§ **RAW DATA**

● ● ● ●

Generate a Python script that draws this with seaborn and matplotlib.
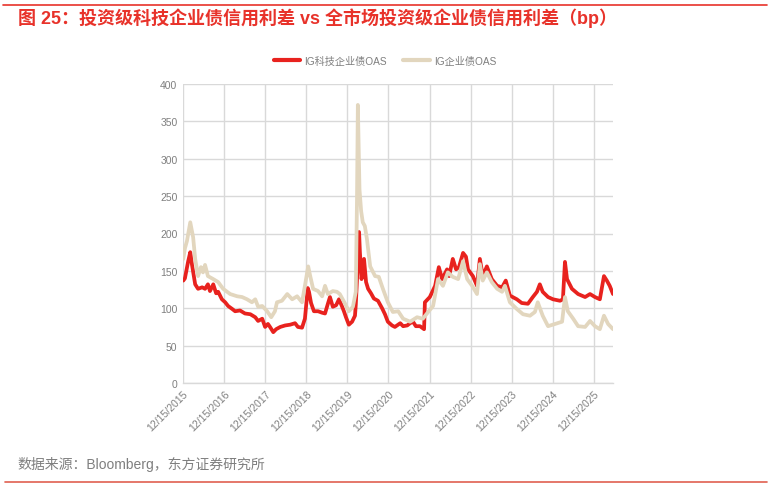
import matplotlib
matplotlib.use("Agg")
import matplotlib.pyplot as plt
import seaborn as sns
import pandas as pd
import numpy as np
from matplotlib.lines import Line2D

# ---------------- data ----------------
tech_year = [2015.96, 2016.00, 2016.08, 2016.13, 2016.17, 2016.25, 2016.32, 2016.42, 2016.49, 2016.56,
             2016.61, 2016.69, 2016.76, 2016.81, 2016.90, 2016.98, 2017.05, 2017.15, 2017.22, 2017.34,
             2017.46, 2017.59, 2017.71, 2017.78, 2017.88, 2017.95, 2018.02, 2018.07, 2018.15, 2018.22,
             2018.32, 2018.44, 2018.56, 2018.68, 2018.75, 2018.85, 2018.92, 2018.99, 2019.02, 2019.07,
             2019.14, 2019.24, 2019.34, 2019.41, 2019.48, 2019.53, 2019.60, 2019.68, 2019.75, 2019.82,
             2019.87, 2019.92, 2019.99, 2020.07, 2020.14, 2020.16, 2020.20, 2020.24, 2020.26, 2020.30,
             2020.36, 2020.41, 2020.46, 2020.53, 2020.60, 2020.70, 2020.80, 2020.87, 2020.94, 2021.04,
             2021.11, 2021.24, 2021.31, 2021.41, 2021.48, 2021.55, 2021.62, 2021.72, 2021.82, 2021.84,
             2021.96, 2022.09, 2022.18, 2022.26, 2022.38, 2022.43, 2022.52, 2022.60, 2022.67, 2022.77,
             2022.84, 2022.89, 2023.01, 2023.11, 2023.18, 2023.25, 2023.35, 2023.47, 2023.60, 2023.72,
             2023.81, 2023.91, 2024.08, 2024.20, 2024.35, 2024.47, 2024.57, 2024.64, 2024.71, 2024.84,
             2024.96, 2025.13, 2025.20, 2025.25, 2025.30, 2025.42, 2025.57, 2025.74, 2025.86, 2025.98,
             2026.10, 2026.20, 2026.27, 2026.34, 2026.42]
tech_oas = [137, 140, 163, 175, 159, 132, 126, 128, 126, 132,
            123, 132, 120, 122, 112, 108, 103, 99, 96, 97,
            93, 92, 88, 83, 86, 75, 79, 75, 68, 72,
            75, 77, 78, 80, 75, 74, 86, 127, 122, 107,
            96, 96, 94, 93, 106, 115, 102, 104, 112, 103,
            96, 88, 78, 82, 90, 105, 150, 202, 175, 139,
            166, 135, 126, 120, 113, 110, 100, 92, 82, 77,
            75, 80, 76, 77, 80, 82, 76, 76, 72, 108,
            115, 130, 155, 139, 152, 143, 166, 152, 155, 174,
            169, 152, 143, 130, 166, 143, 156, 139, 130, 128,
            137, 117, 112, 107, 106, 115, 122, 132, 122, 115,
            112, 110, 112, 162, 139, 126, 119, 115, 119, 115,
            112, 143, 137, 130, 119]

ig_year = [2015.96, 2016.00, 2016.05, 2016.13, 2016.20, 2016.25, 2016.32, 2016.39, 2016.44, 2016.49,
           2016.56, 2016.69, 2016.81, 2016.93, 2017.10, 2017.27, 2017.39, 2017.51, 2017.63, 2017.71,
           2017.78, 2017.88, 2018.00, 2018.10, 2018.19, 2018.24, 2018.36, 2018.49, 2018.61, 2018.73,
           2018.85, 2018.92, 2019.00, 2019.05, 2019.12, 2019.24, 2019.34, 2019.41, 2019.48, 2019.60,
           2019.70, 2019.77, 2019.90, 2019.99, 2020.09, 2020.16, 2020.19, 2020.21, 2020.25, 2020.29,
           2020.33, 2020.38, 2020.43, 2020.51, 2020.63, 2020.72, 2020.82, 2020.94, 2021.06, 2021.19,
           2021.31, 2021.48, 2021.65, 2021.79, 2021.92, 2022.04, 2022.16, 2022.28, 2022.40, 2022.52,
           2022.65, 2022.77, 2022.87, 2022.99, 2023.11, 2023.18, 2023.25, 2023.35, 2023.47, 2023.60,
           2023.72, 2023.79, 2023.91, 2024.08, 2024.23, 2024.40, 2024.52, 2024.59, 2024.71, 2024.84,
           2025.01, 2025.18, 2025.25, 2025.32, 2025.45, 2025.57, 2025.74, 2025.86, 2025.98, 2026.10,
           2026.20, 2026.30, 2026.42]
ig_oas = [166, 180, 190, 215, 195, 166, 143, 155, 148, 158,
          143, 139, 135, 126, 119, 116, 115, 112, 108, 112,
          102, 103, 96, 88, 96, 108, 110, 119, 112, 116,
          108, 130, 156, 143, 126, 123, 116, 130, 119, 123,
          122, 119, 106, 96, 102, 122, 250, 372, 259, 230,
          215, 210, 193, 156, 143, 142, 126, 108, 95, 96,
          86, 82, 88, 86, 95, 103, 139, 130, 148, 142,
          139, 163, 139, 130, 119, 159, 137, 148, 135, 126,
          122, 130, 108, 99, 92, 90, 95, 108, 90, 76,
          79, 82, 115, 96, 86, 76, 75, 83, 76, 72,
          90, 79, 72]

series_names = ["IG科技企业债OAS", "IG企业债OAS"]
y_ticks = [0, 50, 100, 150, 200, 250, 300, 350, 400]
tick_years = list(range(2015, 2026))

title_text = "图 25：投资级科技企业债信用利差 vs 全市场投资级企业债信用利差（bp）"
source_text = "数据来源：Bloomberg，东方证券研究所"


def to_dt(years):
    years = np.asarray(years, dtype=float)
    base = np.floor(years).astype(int)
    frac = years - base
    return pd.to_datetime([f"{b}-01-01" for b in base]) + pd.to_timedelta(frac * 365.25, unit="D")


df = pd.concat([
    pd.DataFrame({"date": to_dt(tech_year), "oas": tech_oas, "series": series_names[0]}),
    pd.DataFrame({"date": to_dt(ig_year), "oas": ig_oas, "series": series_names[1]}),
], ignore_index=True)

# ---------------- style ----------------
sns.set_theme(style="white")
plt.rcParams["font.family"] = ["Liberation Sans", "Noto Sans CJK SC", "DejaVu Sans"]

RED = "#E8221E"
BEIGE = "#E2D6BE"
GRID = "#D9D9D9"
TXT = "#7F7F7F"

fig = plt.figure(figsize=(7.70, 4.89), dpi=100)
ax = fig.add_axes([183 / 770, 1 - 384 / 489, (613 - 183) / 770, (384 - 85) / 489])

sns.lineplot(data=df, x="date", y="oas", hue="series", hue_order=series_names,
             palette=[RED, BEIGE], linewidth=2.7, ax=ax, legend=False, estimator=None, sort=False)

ax.set_ylim(0, 400)
ax.set_yticks(y_ticks)
ax.set_xlim(pd.Timestamp("2015-12-15"), df["date"].max())
xt = [pd.Timestamp(f"{y}-12-15") for y in tick_years]
ax.set_xticks(xt)
ax.set_xticklabels([f"12/15/{y}" for y in tick_years], rotation=45, ha="right",
                   rotation_mode="anchor")
ax.tick_params(axis="both", labelsize=7.5, labelcolor=TXT, length=0, pad=4)
ax.grid(True, color=GRID, linewidth=1.0)
ax.set_axisbelow(True)
for s in ["top", "right", "left"]:
    ax.spines[s].set_visible(False)
ax.spines["bottom"].set_color(GRID)
ax.spines["bottom"].set_linewidth(1.0)
ax.set_xlabel("")
ax.set_ylabel("")

# legend
handles = [Line2D([], [], color=RED, lw=3), Line2D([], [], color=BEIGE, lw=3)]
fig.legend(handles, series_names, loc="center", bbox_to_anchor=(0.5, 1 - 62 / 489), ncol=2,
           frameon=False, fontsize=7.3, labelcolor=TXT, handlelength=2.6, columnspacing=1.6,
           handletextpad=0.4)

# title, source, rules
fig.text(18 / 770, 1 - 18 / 489, title_text, color="#E8322A", fontsize=13, fontweight="bold",
         va="center", ha="left")
fig.text(17 / 770, 1 - 465 / 489, source_text, color=TXT, fontsize=10, va="center", ha="left")
fig.add_artist(Line2D([3 / 770, 767 / 770], [1 - 6 / 489, 1 - 6 / 489], color="#E8322A", lw=1.2))
fig.add_artist(Line2D([5 / 770, 767 / 770], [1 - 483 / 489, 1 - 483 / 489], color="#E06050", lw=1.2))

fig.savefig("out.png", dpi=100)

● ● ● ●

§ **WHAT IS ASKED**
Write out, word for word, the lines from the start of the data through the one holding "from matplotlib.lines import Line2D". Omit pictures.

§ **IN RESPONSE**
Generate a Python script that draws this with seaborn and matplotlib.
import matplotlib
matplotlib.use("Agg")
import matplotlib.pyplot as plt
import seaborn as sns
import pandas as pd
import numpy as np
from matplotlib.lines import Line2D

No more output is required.